Blue Box Boy, by Matthew Waterhouse
I’ve just finished reading Matthew Waterhouse’s memoir of his Doctor Who experiences, Blue Box Boy. It’s a mixed bag, probably most candid and self-critical when dealing with the author’s childhood and adolescence, which is depicted as Doctor Who-obsessed to a degree which disturbs even this author. Despite Waterhouse being eight years older than me, there are many parallels, though I’d never have bought box after box of Weetabix and buried the cereal itself in leaf mould while searching for the elusive Sarah Jane Smith card in the box itself. His discovery of copies of Eagle and TV 21 abandoned by older siblings reminds me of an article in the Look-in Television Annual published in 1976, which left me in no doubt that I should have been born a decade earlier to enjoy TV 21 as it was published, though now I know that several Look-in staffers had worked on the earlier title and regarded it with affection.
The core of the book is Waterhouse’s period as an actor on Doctor Who, plucked from a post-school stint in one of the BBC’s cuttings libraries. Throughout, the reader is left conscious of how marginal Doctor Who was as an acting job in the early 1980s. Sarah Sutton’s encounter with a former dance school friend who has joined Top of the Pops‘s Legs & Co. lodges in the memory. Additionally, Matthew’s fanhood haunts him through the book, as Doctor Who personnel are baffled and horrified by its rising fandom. Paul Darrow makes several appearances, as Waterhouse remembers him often lunching with the Doctor Who companions when Doctor Who season nineteen and Blake’s 7 series D. Plunged into the wash of the new series when invited to take part in DVD commentaries and convention signings, Waterhouse’s final chapter finds him in the draughty halls of Milton Keynes, with Lalla Ward, Sarah Sutton and himself stabbing their marker pens into desks as long queues of new series fans wait to meet latterday Dalek operator Barnaby Edwards. In the meantime convention money has allowed Matthew to discover America, or at least sleep on the streets of New York at night, meeting Benny Goodman in a bar and fobbing off muggers with change rather than hand over his convention earnings.

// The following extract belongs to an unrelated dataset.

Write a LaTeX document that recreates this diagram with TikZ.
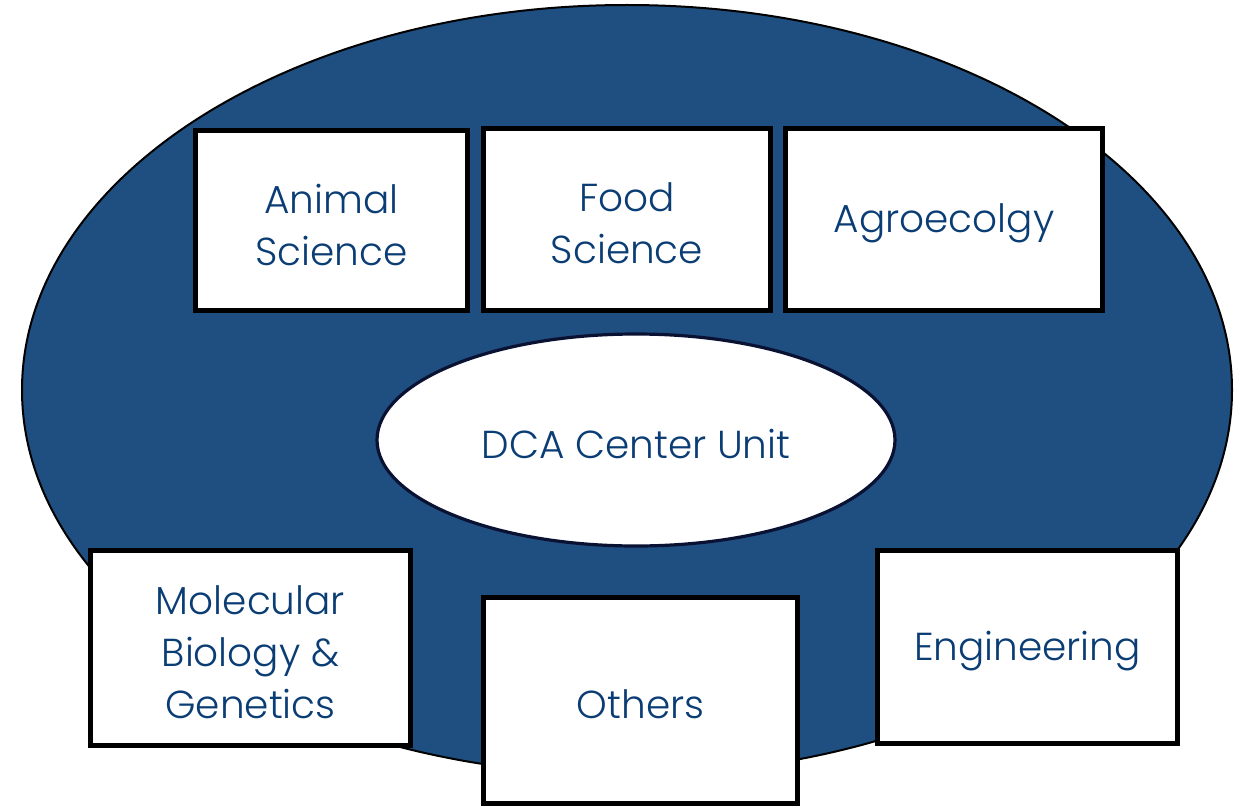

Two decades after he joined Doctor Who, Waterhouse has few recriminations to make and is philosophical about his career, though this is not to say he is not occasionally catty, particularly about fans (who are often depicted in wild generalizations which nevertheless are possessed of some truth) and about BBC staffers of what’s now a long-vanished age. He often chooses to describe his own feelings – as every reviewer has noted, in the third person – and leaves wider contextualization to the reader, depending on their own experience. This is part of what detaches private memoir from public autobiography: the personal as impacting on the personal, the author caught in events as much as or more than they shape them. Perhaps more than anything this is book is for anyone who, as Matthew Waterhouse says with characteristic self-deprecation, has spent too much time living in their own head.